By late 1782 Madison saw one of the most pressing threats to national integrity was the struggling economy of the Confederation. Knowing that most states were in debt, Madison feared that waiting on the states to fulfill their fiscal obligations threated the nation’s reputation on the world stage. Believing firm action was needed, he joined with Superintendent of Finance Robert Morris and Alexander Hamilton to urge Congress to enlarge its power to collect revenue. On January 28, 1783 he called for the adoption of a “plan of a general revenue operating throughout the United States under the superintendence of Congress.” It was a further indication of his commitment to a shift in the relationship between the states and the central government. A month later he delivered a similar speech claiming that collection of revenue was consistent with “the principles of liberty and the spirit of the constitution.” Despite his support for congressional oversight of finances, he was concerned with the propriety of using financial restructuring to accomplish political centralization. In response he proposed a compromise whereby Congress would levy an impost, a tax on imports, and the individual states would turn over their revenue to the “common treasury.” Before leaving Congress in mid-1783, he publicly urged the states to accept the compromise since it provided as small a change as necessary to preserve the Confederation. Some states delayed approving the impost and continued to lag in fulfilling other fiscal obligations.

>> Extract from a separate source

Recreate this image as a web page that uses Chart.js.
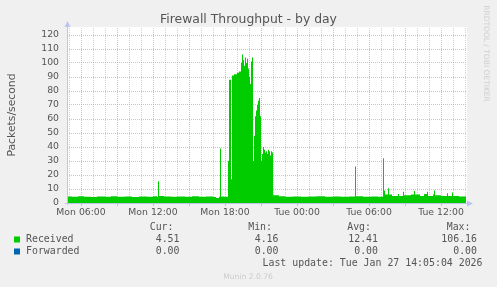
<!DOCTYPE html>
<html>
<head>
<meta charset="utf-8">
<title>Firewall Throughput - by day</title>
<script src="https://cdn.jsdelivr.net/npm/chart.js@4.4.1/dist/chart.umd.min.js"></script>
<style>
  html, body { margin: 0; padding: 0; background: #f0f0f0; }
  canvas { display: block; }
</style>
</head>
<body>
<canvas id="chart" width="497" height="287"></canvas>
<script>
// ===== Data =====
// Sample start times in minutes since Mon 00:00 (each value holds until the next time)
const times = [
  290, 315, 345, 375, 410, 440, 480, 510, 540, 580,
  615, 650, 690, 720, 740, 745, 750, 775, 810, 840,
  880, 915, 950, 985, 1020, 1035, 1050, 1055, 1060, 1075,
  1095, 1100, 1110, 1115, 1125, 1140, 1150, 1160, 1165, 1170,
  1175, 1180, 1185, 1190, 1195, 1200, 1205, 1210, 1215, 1220,
  1225, 1230, 1235, 1240, 1245, 1250, 1255, 1260, 1265, 1270,
  1275, 1280, 1285, 1290, 1295, 1300, 1305, 1310, 1315, 1320,
  1350, 1380, 1420, 1460, 1500, 1540, 1580, 1620, 1660, 1700,
  1730, 1735, 1770, 1810, 1845, 1870, 1875, 1880, 1895, 1900,
  1915, 1945, 1950, 1970, 1975, 2010, 2025, 2030, 2055, 2075,
  2090, 2095, 2120, 2125, 2130, 2160, 2190, 2195, 2215, 2220,
  2250, 2285
];
// Received packets/second
const received = [
  4.6, 4.4, 4.8, 4.5, 4.3, 4.7, 4.5, 4.9, 4.4, 4.6,
  4.3, 4.7, 4.5, 4.8, 4.5, 15.5, 5.0, 4.6, 4.4, 4.7,
  4.5, 4.8, 4.4, 4.6, 4.3, 3.6, 4.5, 39, 4.6, 4.4,
  30, 88, 17, 91, 92, 93, 94, 100, 106.16, 102,
  98, 104, 100, 103, 96, 90, 85, 101, 104, 30,
  48, 62, 66, 70, 73, 75, 62, 30, 35, 40,
  38, 36, 37, 35, 38, 37, 34, 37, 36, 5.5,
  4.8, 4.5, 4.7, 4.4, 4.6, 4.8, 4.5, 4.7, 4.4, 4.6,
  26, 4.8, 4.5, 4.7, 4.4, 32, 9, 6, 10.5, 6,
  5, 6.5, 5, 8, 5.5, 6, 8.5, 6, 5, 6.5,
  8, 5, 6, 9, 5.5, 5, 7, 5, 7.5, 5,
  4.6, 4.5
];
// Forwarded packets/second (flat zero)
const forwardedTimes = [290, 2285];
const forwarded = [0, 0];

// Axis ticks
const xTickMinutes = [360, 720, 1080, 1440, 1800, 2160];
const xTickLabels = ['Mon 06:00', 'Mon 12:00', 'Mon 18:00', 'Tue 00:00', 'Tue 06:00', 'Tue 12:00'];

// Legend table
const seriesNames = ['Received', 'Forwarded'];
const seriesColors = ['#00cc00', '#0066b3'];
const curValues = ['4.51', '0.00'];
const minValues = ['4.16', '0.00'];
const avgValues = ['12.41', '0.00'];
const maxValues = ['106.16', '0.00'];
const lastUpdate = 'Last update: Tue Jan 27 14:05:04 2026';

// ===== Styles =====
const TEXT = '#555';
const AXIS = '#bfc4ee';
const MAJOR = 'rgba(235,140,140,0.65)';
const MINOR = 'rgba(195,195,195,0.8)';
const SANS = "'DejaVu Sans', sans-serif";
const MONO = "'DejaVu Sans Mono', monospace";

// ===== Extra drawing (background, axes, texts) =====
const munin = {
  id: 'munin',
  beforeDraw(chart) {
    const { ctx, chartArea: a } = chart;
    ctx.save();
    ctx.fillStyle = '#fff';
    ctx.fillRect(a.left, a.top - 1, a.right - a.left + 1, a.bottom - a.top + 1);
    ctx.restore();
  },
  afterDraw(chart) {
    const { ctx, chartArea: a } = chart;
    ctx.save();

    // axes with arrows
    ctx.strokeStyle = AXIS;
    ctx.fillStyle = AXIS;
    ctx.lineWidth = 1;
    ctx.beginPath();
    ctx.moveTo(a.left + 0.5, a.bottom + 2);
    ctx.lineTo(a.left + 0.5, a.top - 4);
    ctx.moveTo(a.left - 2, a.bottom + 0.5);
    ctx.lineTo(a.right + 4, a.bottom + 0.5);
    ctx.stroke();
    ctx.beginPath();
    ctx.moveTo(a.left + 0.5, a.top - 7);
    ctx.lineTo(a.left - 2.5, a.top - 1);
    ctx.lineTo(a.left + 3.5, a.top - 1);
    ctx.fill();
    ctx.beginPath();
    ctx.moveTo(a.right + 7, a.bottom + 0.5);
    ctx.lineTo(a.right + 1, a.bottom - 2.5);
    ctx.lineTo(a.right + 1, a.bottom + 3.5);
    ctx.fill();

    // title
    ctx.fillStyle = TEXT;
    ctx.textAlign = 'center';
    ctx.textBaseline = 'alphabetic';
    ctx.font = '12.4px ' + SANS;
    ctx.fillText('Firewall Throughput - by day', 248.5, 22.5);

    // y axis title
    ctx.save();
    ctx.translate(14.5, 115);
    ctx.rotate(-Math.PI / 2);
    ctx.font = '10.8px ' + SANS;
    ctx.fillText('Packets/second', 0, 0);
    ctx.restore();

    // vertical watermark on the right
    ctx.save();
    ctx.translate(484, 53.5);
    ctx.rotate(Math.PI / 2);
    ctx.fillStyle = '#cfcfcf';
    ctx.font = '7.5px ' + SANS;
    ctx.fillText('RRDTOOL / TOBI OETIKER', 0, 0);
    ctx.restore();

    // legend table
    ctx.font = '9.9px ' + MONO;
    ctx.textBaseline = 'middle';
    ctx.textAlign = 'right';
    ctx.fillText('Cur:', 173.5, 227.5);
    ctx.fillText('Min:', 272, 227.5);
    ctx.fillText('Avg:', 371, 227.5);
    ctx.fillText('Max:', 470.5, 227.5);
    seriesNames.forEach((name, i) => {
      const y = 239.5 + i * 12;
      ctx.fillStyle = seriesColors[i];
      ctx.fillRect(14, y - 3, 6, 6);
      ctx.fillStyle = TEXT;
      ctx.textAlign = 'left';
      ctx.fillText(name, 26, y);
      ctx.textAlign = 'right';
      ctx.fillText(curValues[i], 179.5, y);
      ctx.fillText(minValues[i], 278.5, y);
      ctx.fillText(avgValues[i], 378, y);
      ctx.fillText(maxValues[i], 477, y);
    });
    ctx.fillText(lastUpdate, 482.5, 263.5);

    // version
    ctx.textAlign = 'center';
    ctx.fillStyle = '#cccccc';
    ctx.font = '7.6px ' + SANS;
    ctx.fillText('Munin 2.0.76', 248, 277.5);

    ctx.restore();
  }
};

// ===== Chart =====
const ctx = document.getElementById('chart').getContext('2d');
new Chart(ctx, {
  type: 'line',
  data: {
    datasets: [
      {
        label: seriesNames[0],
        data: times.map((t, i) => ({ x: t, y: received[i] })),
        backgroundColor: seriesColors[0],
        borderWidth: 0,
        pointRadius: 0,
        stepped: true,
        fill: 'origin'
      },
      {
        label: seriesNames[1],
        data: forwardedTimes.map((t, i) => ({ x: t, y: forwarded[i] })),
        backgroundColor: seriesColors[1],
        borderWidth: 0,
        pointRadius: 0,
        stepped: true,
        fill: 'origin'
      }
    ]
  },
  options: {
    responsive: false,
    animation: false,
    devicePixelRatio: 1,
    layout: { padding: { left: 0, top: 28, right: 31, bottom: 0 } },
    plugins: { legend: { display: false }, tooltip: { enabled: false } },
    scales: {
      x: {
        type: 'linear',
        min: 290,
        max: 2285,
        afterFit: s => { s.height = 84; },
        afterBuildTicks: s => {
          const ticks = [];
          for (let m = 300; m <= 2280; m += 60) ticks.push({ value: m });
          s.ticks = ticks;
        },
        grid: {
          color: c => (c.tick && c.tick.value % 180 === 0) ? MAJOR : MINOR,
          tickColor: c => (c.tick && c.tick.value % 180 === 0) ? MAJOR : 'rgba(0,0,0,0)',
          tickLength: 3,
          tickBorderDash: []
        },
        border: { display: false, dash: [1, 1] },
        ticks: {
          autoSkip: false,
          maxRotation: 0,
          padding: 1,
          color: TEXT,
          font: { family: SANS, size: 9.3 },
          callback: v => {
            const i = xTickMinutes.indexOf(v);
            return i >= 0 ? xTickLabels[i] : '';
          }
        }
      },
      y: {
        min: 0,
        max: 125,
        afterFit: s => { s.width = 67; },
        grid: {
          color: c => {
            const v = c.tick ? c.tick.value : 0;
            if (v === 0) return 'rgba(0,0,0,0)';
            return v % 10 === 0 ? MAJOR : MINOR;
          },
          drawTicks: false
        },
        border: { display: false, dash: [1, 1] },
        ticks: {
          stepSize: 5,
          padding: 8,
          color: TEXT,
          font: { family: SANS, size: 9.3 },
          callback: v => (v % 10 === 0 ? v : '')
        }
      }
    }
  },
  plugins: [munin]
});
</script>
</body>
</html>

His concerns about the nation’s survival increased further after watching how much commerce was affected by the lack of centralized control.

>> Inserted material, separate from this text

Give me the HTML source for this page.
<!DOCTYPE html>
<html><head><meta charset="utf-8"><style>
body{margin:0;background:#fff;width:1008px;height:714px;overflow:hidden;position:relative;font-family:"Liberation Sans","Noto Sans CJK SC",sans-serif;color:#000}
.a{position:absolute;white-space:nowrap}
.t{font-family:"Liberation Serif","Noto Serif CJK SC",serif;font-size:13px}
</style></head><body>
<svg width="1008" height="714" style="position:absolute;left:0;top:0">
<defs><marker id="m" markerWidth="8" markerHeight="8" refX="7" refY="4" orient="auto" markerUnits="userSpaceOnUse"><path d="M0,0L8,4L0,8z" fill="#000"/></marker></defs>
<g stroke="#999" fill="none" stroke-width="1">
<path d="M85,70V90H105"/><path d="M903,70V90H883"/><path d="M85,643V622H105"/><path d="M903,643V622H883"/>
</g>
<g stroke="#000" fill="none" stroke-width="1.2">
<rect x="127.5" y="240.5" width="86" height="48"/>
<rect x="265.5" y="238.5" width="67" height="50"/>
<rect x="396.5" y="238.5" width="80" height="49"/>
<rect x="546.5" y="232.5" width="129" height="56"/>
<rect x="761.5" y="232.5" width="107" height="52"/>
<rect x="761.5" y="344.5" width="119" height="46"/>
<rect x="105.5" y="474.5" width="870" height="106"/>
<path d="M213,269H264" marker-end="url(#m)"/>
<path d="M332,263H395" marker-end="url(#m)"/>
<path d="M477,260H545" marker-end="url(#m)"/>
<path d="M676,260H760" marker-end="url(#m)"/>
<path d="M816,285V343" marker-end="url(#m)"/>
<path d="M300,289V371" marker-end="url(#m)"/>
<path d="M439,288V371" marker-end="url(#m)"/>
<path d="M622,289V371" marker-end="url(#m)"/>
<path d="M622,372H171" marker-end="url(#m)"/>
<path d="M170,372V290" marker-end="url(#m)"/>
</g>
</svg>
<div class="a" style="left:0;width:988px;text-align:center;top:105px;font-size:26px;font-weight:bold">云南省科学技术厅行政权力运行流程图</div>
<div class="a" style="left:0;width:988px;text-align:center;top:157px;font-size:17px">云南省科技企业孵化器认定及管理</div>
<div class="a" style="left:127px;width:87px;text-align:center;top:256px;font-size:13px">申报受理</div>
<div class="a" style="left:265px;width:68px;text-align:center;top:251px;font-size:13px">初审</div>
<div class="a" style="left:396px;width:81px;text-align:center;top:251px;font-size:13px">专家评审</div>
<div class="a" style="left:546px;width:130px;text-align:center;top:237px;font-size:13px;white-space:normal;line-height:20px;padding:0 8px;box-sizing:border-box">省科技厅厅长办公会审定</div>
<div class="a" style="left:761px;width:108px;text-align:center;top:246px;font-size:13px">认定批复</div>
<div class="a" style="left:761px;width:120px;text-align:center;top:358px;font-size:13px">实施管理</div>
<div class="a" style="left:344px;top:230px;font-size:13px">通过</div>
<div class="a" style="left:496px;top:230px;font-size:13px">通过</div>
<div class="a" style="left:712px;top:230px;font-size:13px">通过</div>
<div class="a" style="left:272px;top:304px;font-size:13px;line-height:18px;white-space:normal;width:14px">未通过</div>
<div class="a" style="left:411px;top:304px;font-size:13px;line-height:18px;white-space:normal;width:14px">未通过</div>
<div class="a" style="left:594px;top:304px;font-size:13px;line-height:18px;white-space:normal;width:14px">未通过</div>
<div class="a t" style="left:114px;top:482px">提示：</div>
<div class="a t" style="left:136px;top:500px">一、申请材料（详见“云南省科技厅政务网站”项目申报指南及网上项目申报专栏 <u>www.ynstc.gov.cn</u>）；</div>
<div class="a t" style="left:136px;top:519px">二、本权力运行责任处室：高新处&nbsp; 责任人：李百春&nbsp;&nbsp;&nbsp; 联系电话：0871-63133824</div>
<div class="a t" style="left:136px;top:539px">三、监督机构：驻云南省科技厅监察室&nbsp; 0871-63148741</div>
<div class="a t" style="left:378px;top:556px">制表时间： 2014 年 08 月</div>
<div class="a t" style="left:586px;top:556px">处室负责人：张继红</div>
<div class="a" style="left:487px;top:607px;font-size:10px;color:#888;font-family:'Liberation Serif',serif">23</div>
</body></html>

James Madison came to believe a centralized government would not only allow Congress to restore financial stability to the country but also to provide unified control over competing, sometimes feuding, state-to-state commerce. As the laws currently stood, Congress was unable to intervene in interstate commercial disputes, but even more ominously, Congress could not compel the states to unite in countering threats in international commerce. By 1785 British trade policies placed American merchants at the mercy of British merchants. With each state in control of its own affairs, it was difficult for the Confederation to pose a united front to the British challenge. From his seat in the Virginia House of Delegates, Madison joined in the cries for Congress to assume more authority over commerce. He wrote to James Monroe in Congress how “our merchants are almost all connected” with British merchants to the extent that “our trade was never more monopolized by Great Britain…than it is at this moment.” Madison’s concern for American trade compelled him to support an amendment granting Congress authority over trade. Sadly it failed due to a lack of support. Undeterred, Madison continued to assert to his fellow Virginians that authority over trade ought to be ceded to Congress since the individual states could not effectively wield that power by themselves. In time, he convinced many Virginians that a solution to the commercial crisis needed to be found. Other states finally agreed, and the result was the 1786 Annapolis Convention. Just before reaching the convention, Madison received word of the confrontation that persuaded him once and for all the Confederation was in danger of collapsing.

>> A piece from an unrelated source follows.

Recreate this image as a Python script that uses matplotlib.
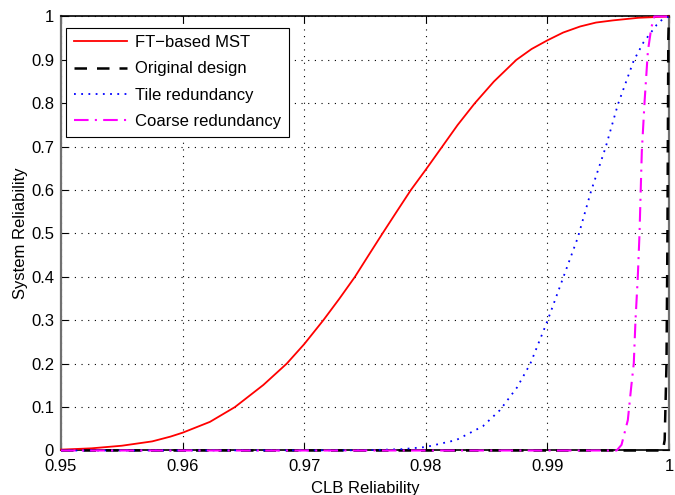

By 1786 the Confederation was being torn apart by financial and commercial concerns, but the final nail in the coffin appeared to be a dispute over foreign affairs. Secretary of Foreign Affairs John Jay met with Spanish authorities to negotiate navigation of the Mississippi River. The subsequent treaty required the United States to relinquish navigation of the river for thirty years in exchange for opening Spanish ports to American goods. Southerners were outraged by the demand and horrified by Northerners’ willingness to accept the treaty’s terms. Madison was just as outraged, but even more, he was frightened at the prospect of the states pitting themselves against each other. He was even more frightened at the talk of the nation dividing into separate confederations. He saw that the potential breakup of the Confederation would not only end the American republic but also would open the door for European nations to treat the American states as puppets. He realized the current Confederation Congress could, in its present form, do nothing to stop the country’s spiral downward. Only a stronger government, a new government, could keep America from returning to a colonial state. The handful of delegates who joined him at Annapolis agreed something drastic had to be done. They petitioned Congress to authorize a convention to be held in Philadelphia for the purpose of considering all the defects of the existing national government.
Madison returned from the Annapolis Convention determined to take a central part in forming a new national government. He began by using the uproar over Jay’s treaty with Spain to force Virginia to support more immediate reform than had occurred up to this point. He was elected to another term in Congress and arrived in New York City just in time to hear of Shays’ Rebellion in Massachusetts. The rebellion, an armed uprising by farmers and Revolutionary War veterans enraged by oppressive economic policies, convinced him and many other Congressmen that the nation was “tottering to its foundations.” By the time the rebellion was put down every state except Rhode Island had chosen delegates to attend the Philadelphia convention. Madison left for the convention in early May and arrived in Philadelphia with a proposed format for a new government. Known as “the Virginia Plan,” his resolutions called for the central government to exercise supremacy by collecting revenue, regulating commerce and compelling state obedience. He also desired to unite the country so America’s leaders could negotiate with Spain and Britain from a position of strength rather than weakness. Madison’s proposal replaced the ineffective Confederation Congress with a tripartite system of government. Though there were numerous compromises during the Constitutional Convention, Madison’s proposal was the foundation for America’s new government. There was a bicameral legislature, composed of a Senate and a House of Representatives, which was, among other powers, able to tax the states and to approve treaties with foreign nations. There was also a separate executive to enforce the laws and an independent judiciary to monitor compliance with the laws. On September 17, 1787 James Madison, one of the principle authors, signed the final draft of the Constitution that created “a more perfect Union.”
James Madison understood the importance of creating a Union of states able to withstand the myriad challenges facing a new nation. Without his involvement, the Constitution as it exists today, perhaps even our country, might not have come about. He watched the Confederation government struggle to exercise legitimate authority over the states. Often, the very survival of the fledgling republic seemed uncertain. Madison determined to give his nation new direction and a government capable of protecting the country from those forces that had nearly destroyed it in its first years. James Madison, visionary founding father, led the effort to create a government that would indeed “form a more perfect Union.” It was his gift to the ages.